Critical Parameters and Troubleshooting

Table 18.16.2 describes some common problems that may be encountered using the assays described in this unit, along with suggested solutions for overcoming or avoiding these problems.

Table 18.16.2.

Troubleshooting PTPase Assays

Problem Solution
pNPP assay and Malachite Green assay
Colorimetric response too weak Use more cells for immunoprecipitation
Incubate PTP and beads for longer time
Use a positive control (another PTP) to check reagent quality
Colorimetric response too strong Use fewer cells for immunoprecipitation
Incubate PTP and beads for shorter time
Use a negative control to check background
Radioactive in-gel phosphatase assay
No white bands visible (all black) Renaturation ineffective, use fresh DTT
Use shorter exposure
Too light background Control in-vitro kinase conditions
Use fresh γ32P
Use longer exposures
In-vitro and in-cell substrate-trapping
No tyrosine-phosphorylated protein detected Run total cell lysate to check for overall protein tyrosine phosphorylation (should be increased in vanadate-treated or stimulated cells)

Anticipated Results

In both the pNPP and Malachite Green as-says, an increased absorption at their respective wavelengths (405 nm for pNPP, 650 nm for Malachite Green) is expected with increasing phosphatase activity. In the radioactive phosphatase assay, a whiter band on a black background indicates more phosphatase activity in that region.

Time Considerations

For the pNPP assay, immunoprecipitating PTP from cells may require an overnight incubation depending on the efficiency of the antibody used for immunoprecipitation. Washing steps take 30 min depending on the number of tubes and conditions. The assay itself takes 10 to 30 min and reading the results takes another 10 to 15 min.

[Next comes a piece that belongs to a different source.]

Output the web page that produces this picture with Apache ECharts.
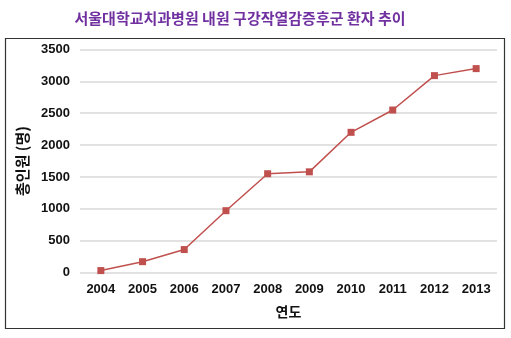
<!DOCTYPE html>
<html><head><meta charset="utf-8">
<script src="https://cdn.jsdelivr.net/npm/echarts@6/dist/echarts.min.js"></script>
<style>html,body{margin:0;padding:0;background:#fff}#c{width:511px;height:338px}</style>
</head><body><div id="c"></div>
<script>
const titleText = '서울대학교치과병원 내원 구강작열감증후군 환자 추이';
const years = ['2004','2005','2006','2007','2008','2009','2010','2011','2012','2013'];
const patients = [30, 170, 360, 970, 1550, 1580, 2200, 2550, 3090, 3200];
const yAxisName = '총인원 (명)';
const xAxisName = '연도';

const chart = echarts.init(document.getElementById('c'), null, {renderer:'canvas'});
chart.setOption({
  animation:false,
  backgroundColor:'#fff',
  title:{text:titleText,left:235,textAlign:'center',top:6,
    textStyle:{color:'#7030A0',fontSize:15,fontWeight:'bold',fontFamily:'Noto Sans CJK KR'}},
  graphic:[{type:'rect',shape:{x:5.5,y:38.5,width:499,height:290},
    style:{fill:'none',stroke:'#333',lineWidth:1.2},z:-1}],
  grid:{left:80,right:14,top:49.5,bottom:65.5},
  xAxis:{type:'category',data:years,boundaryGap:true,
    axisLine:{show:false},axisTick:{show:false},
    axisLabel:{color:'#111',fontSize:13,fontWeight:'bold',fontFamily:'Liberation Sans',margin:10},
    name:xAxisName,nameLocation:'middle',nameGap:32,
    nameTextStyle:{color:'#111',fontSize:14,fontWeight:'bold',fontFamily:'Noto Sans CJK KR'}},
  yAxis:{type:'value',min:0,max:3500,interval:500,
    axisLine:{show:false},axisTick:{show:false},
    splitLine:{lineStyle:{color:'#d9d9d9',width:1.5}},
    axisLabel:{color:'#111',fontSize:13,fontWeight:'bold',fontFamily:'Liberation Sans',margin:10,
      formatter:function(v){return String(v);}},
    name:yAxisName,nameLocation:'middle',nameGap:50,nameRotate:90,
    nameTextStyle:{color:'#111',fontSize:15,fontWeight:'bold',fontFamily:'Noto Sans CJK KR'}},
  series:[{type:'line',data:patients,symbol:'rect',symbolSize:7,
    lineStyle:{color:'#c0504d',width:1.5},itemStyle:{color:'#c0504d'}}]
});
</script></body></html>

For the Malachite Green assay, immuno-precipitation requires an overnight incubation. Dispensing the solutions into aliquots may take ~10 min and the assay itself takes ~20 min to perform and read.

For the in-gel phosphatase assay, casting the gel takes 2 hr. Preparing the puri-fied PTP (or total cell lysate) may take up to 1 day, depending on the treatment or immunoprecipitation protocol. Running the gel takes 1 to 2 hr, and gel fixation requires an overnight incubation. On the next day, denaturation/renaturation washes take 4 hr followed by an overnight dephosphorylation ~ incubation. On the following day, Coomassie staining/destaining and drying of the gel take ~4 hr. X-ray film exposure can take 1 to 7 days.